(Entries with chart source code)

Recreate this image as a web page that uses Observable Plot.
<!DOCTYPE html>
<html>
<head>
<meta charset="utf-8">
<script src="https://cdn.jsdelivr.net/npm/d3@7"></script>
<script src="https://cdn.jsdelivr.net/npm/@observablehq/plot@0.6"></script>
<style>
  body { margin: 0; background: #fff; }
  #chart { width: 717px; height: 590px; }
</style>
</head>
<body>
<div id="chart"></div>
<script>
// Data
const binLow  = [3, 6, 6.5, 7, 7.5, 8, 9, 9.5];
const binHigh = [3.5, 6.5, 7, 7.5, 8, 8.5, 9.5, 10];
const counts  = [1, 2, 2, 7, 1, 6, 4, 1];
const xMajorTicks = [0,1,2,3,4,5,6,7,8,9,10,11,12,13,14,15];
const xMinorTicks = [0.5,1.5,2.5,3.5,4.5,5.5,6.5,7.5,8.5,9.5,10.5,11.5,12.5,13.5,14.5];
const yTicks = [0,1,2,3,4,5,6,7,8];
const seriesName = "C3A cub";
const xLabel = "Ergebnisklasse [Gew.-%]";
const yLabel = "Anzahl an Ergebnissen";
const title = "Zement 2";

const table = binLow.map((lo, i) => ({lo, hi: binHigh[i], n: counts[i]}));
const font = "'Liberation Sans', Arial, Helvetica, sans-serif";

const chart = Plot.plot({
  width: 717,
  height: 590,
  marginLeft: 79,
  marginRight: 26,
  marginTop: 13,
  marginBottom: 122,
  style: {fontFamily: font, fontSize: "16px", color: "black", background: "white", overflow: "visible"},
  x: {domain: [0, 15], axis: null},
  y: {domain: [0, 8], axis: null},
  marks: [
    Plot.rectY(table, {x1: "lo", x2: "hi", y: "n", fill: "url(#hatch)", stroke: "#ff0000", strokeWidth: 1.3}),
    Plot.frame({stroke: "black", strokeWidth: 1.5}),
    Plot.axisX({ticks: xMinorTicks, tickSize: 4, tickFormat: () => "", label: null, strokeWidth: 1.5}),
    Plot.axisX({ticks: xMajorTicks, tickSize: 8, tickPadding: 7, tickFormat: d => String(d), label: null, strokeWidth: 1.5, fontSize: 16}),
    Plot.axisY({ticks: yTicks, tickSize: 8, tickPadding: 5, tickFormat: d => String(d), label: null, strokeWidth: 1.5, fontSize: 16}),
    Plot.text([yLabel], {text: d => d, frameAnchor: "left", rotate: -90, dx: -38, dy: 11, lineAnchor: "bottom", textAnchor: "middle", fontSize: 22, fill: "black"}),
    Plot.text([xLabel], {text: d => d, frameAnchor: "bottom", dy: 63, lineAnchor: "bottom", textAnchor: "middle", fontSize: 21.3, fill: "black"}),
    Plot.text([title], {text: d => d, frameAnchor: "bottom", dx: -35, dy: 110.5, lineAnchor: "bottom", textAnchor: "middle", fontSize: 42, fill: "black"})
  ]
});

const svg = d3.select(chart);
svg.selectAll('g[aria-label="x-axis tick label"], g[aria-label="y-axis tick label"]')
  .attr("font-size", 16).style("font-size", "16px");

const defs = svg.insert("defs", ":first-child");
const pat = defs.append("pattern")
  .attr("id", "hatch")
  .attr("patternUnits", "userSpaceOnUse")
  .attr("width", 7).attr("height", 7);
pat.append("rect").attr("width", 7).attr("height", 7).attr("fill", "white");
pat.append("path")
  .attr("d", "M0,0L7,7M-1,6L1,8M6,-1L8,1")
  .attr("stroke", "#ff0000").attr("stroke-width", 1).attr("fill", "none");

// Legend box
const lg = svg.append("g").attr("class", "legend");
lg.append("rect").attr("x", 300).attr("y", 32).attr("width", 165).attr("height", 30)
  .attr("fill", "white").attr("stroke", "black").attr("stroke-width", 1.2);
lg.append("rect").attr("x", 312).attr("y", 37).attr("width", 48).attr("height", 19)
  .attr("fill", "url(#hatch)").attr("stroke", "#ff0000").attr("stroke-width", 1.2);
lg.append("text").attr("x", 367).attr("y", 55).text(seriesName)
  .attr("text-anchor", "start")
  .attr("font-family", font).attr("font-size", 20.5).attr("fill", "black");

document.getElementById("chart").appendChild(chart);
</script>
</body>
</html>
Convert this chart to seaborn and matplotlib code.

#### WORK TO DO:
Output all of the data above without any alteration.

#### SOLUTION TO THE EXERCISE:
Recreate this image as a web page that uses Observable Plot.
<!DOCTYPE html>
<html>
<head>
<meta charset="utf-8">
<script src="https://cdn.jsdelivr.net/npm/d3@7"></script>
<script src="https://cdn.jsdelivr.net/npm/@observablehq/plot@0.6"></script>
<style>
  body { margin: 0; background: #fff; }
  #chart { width: 717px; height: 590px; }
</style>
</head>
<body>
<div id="chart"></div>
<script>
// Data
const binLow  = [3, 6, 6.5, 7, 7.5, 8, 9, 9.5];
const binHigh = [3.5, 6.5, 7, 7.5, 8, 8.5, 9.5, 10];
const counts  = [1, 2, 2, 7, 1, 6, 4, 1];
const xMajorTicks = [0,1,2,3,4,5,6,7,8,9,10,11,12,13,14,15];
const xMinorTicks = [0.5,1.5,2.5,3.5,4.5,5.5,6.5,7.5,8.5,9.5,10.5,11.5,12.5,13.5,14.5];
const yTicks = [0,1,2,3,4,5,6,7,8];
const seriesName = "C3A cub";
const xLabel = "Ergebnisklasse [Gew.-%]";
const yLabel = "Anzahl an Ergebnissen";
const title = "Zement 2";

const table = binLow.map((lo, i) => ({lo, hi: binHigh[i], n: counts[i]}));
const font = "'Liberation Sans', Arial, Helvetica, sans-serif";

const chart = Plot.plot({
  width: 717,
  height: 590,
  marginLeft: 79,
  marginRight: 26,
  marginTop: 13,
  marginBottom: 122,
  style: {fontFamily: font, fontSize: "16px", color: "black", background: "white", overflow: "visible"},
  x: {domain: [0, 15], axis: null},
  y: {domain: [0, 8], axis: null},
  marks: [
    Plot.rectY(table, {x1: "lo", x2: "hi", y: "n", fill: "url(#hatch)", stroke: "#ff0000", strokeWidth: 1.3}),
    Plot.frame({stroke: "black", strokeWidth: 1.5}),
    Plot.axisX({ticks: xMinorTicks, tickSize: 4, tickFormat: () => "", label: null, strokeWidth: 1.5}),
    Plot.axisX({ticks: xMajorTicks, tickSize: 8, tickPadding: 7, tickFormat: d => String(d), label: null, strokeWidth: 1.5, fontSize: 16}),
    Plot.axisY({ticks: yTicks, tickSize: 8, tickPadding: 5, tickFormat: d => String(d), label: null, strokeWidth: 1.5, fontSize: 16}),
    Plot.text([yLabel], {text: d => d, frameAnchor: "left", rotate: -90, dx: -38, dy: 11, lineAnchor: "bottom", textAnchor: "middle", fontSize: 22, fill: "black"}),
    Plot.text([xLabel], {text: d => d, frameAnchor: "bottom", dy: 63, lineAnchor: "bottom", textAnchor: "middle", fontSize: 21.3, fill: "black"}),
    Plot.text([title], {text: d => d, frameAnchor: "bottom", dx: -35, dy: 110.5, lineAnchor: "bottom", textAnchor: "middle", fontSize: 42, fill: "black"})
  ]
});

const svg = d3.select(chart);
svg.selectAll('g[aria-label="x-axis tick label"], g[aria-label="y-axis tick label"]')
  .attr("font-size", 16).style("font-size", "16px");

const defs = svg.insert("defs", ":first-child");
const pat = defs.append("pattern")
  .attr("id", "hatch")
  .attr("patternUnits", "userSpaceOnUse")
  .attr("width", 7).attr("height", 7);
pat.append("rect").attr("width", 7).attr("height", 7).attr("fill", "white");
pat.append("path")
  .attr("d", "M0,0L7,7M-1,6L1,8M6,-1L8,1")
  .attr("stroke", "#ff0000").attr("stroke-width", 1).attr("fill", "none");

// Legend box
const lg = svg.append("g").attr("class", "legend");
lg.append("rect").attr("x", 300).attr("y", 32).attr("width", 165).attr("height", 30)
  .attr("fill", "white").attr("stroke", "black").attr("stroke-width", 1.2);
lg.append("rect").attr("x", 312).attr("y", 37).attr("width", 48).attr("height", 19)
  .attr("fill", "url(#hatch)").attr("stroke", "#ff0000").attr("stroke-width", 1.2);
lg.append("text").attr("x", 367).attr("y", 55).text(seriesName)
  .attr("text-anchor", "start")
  .attr("font-family", font).attr("font-size", 20.5).attr("fill", "black");

document.getElementById("chart").appendChild(chart);
</script>
</body>
</html>
Convert this chart to seaborn and matplotlib code.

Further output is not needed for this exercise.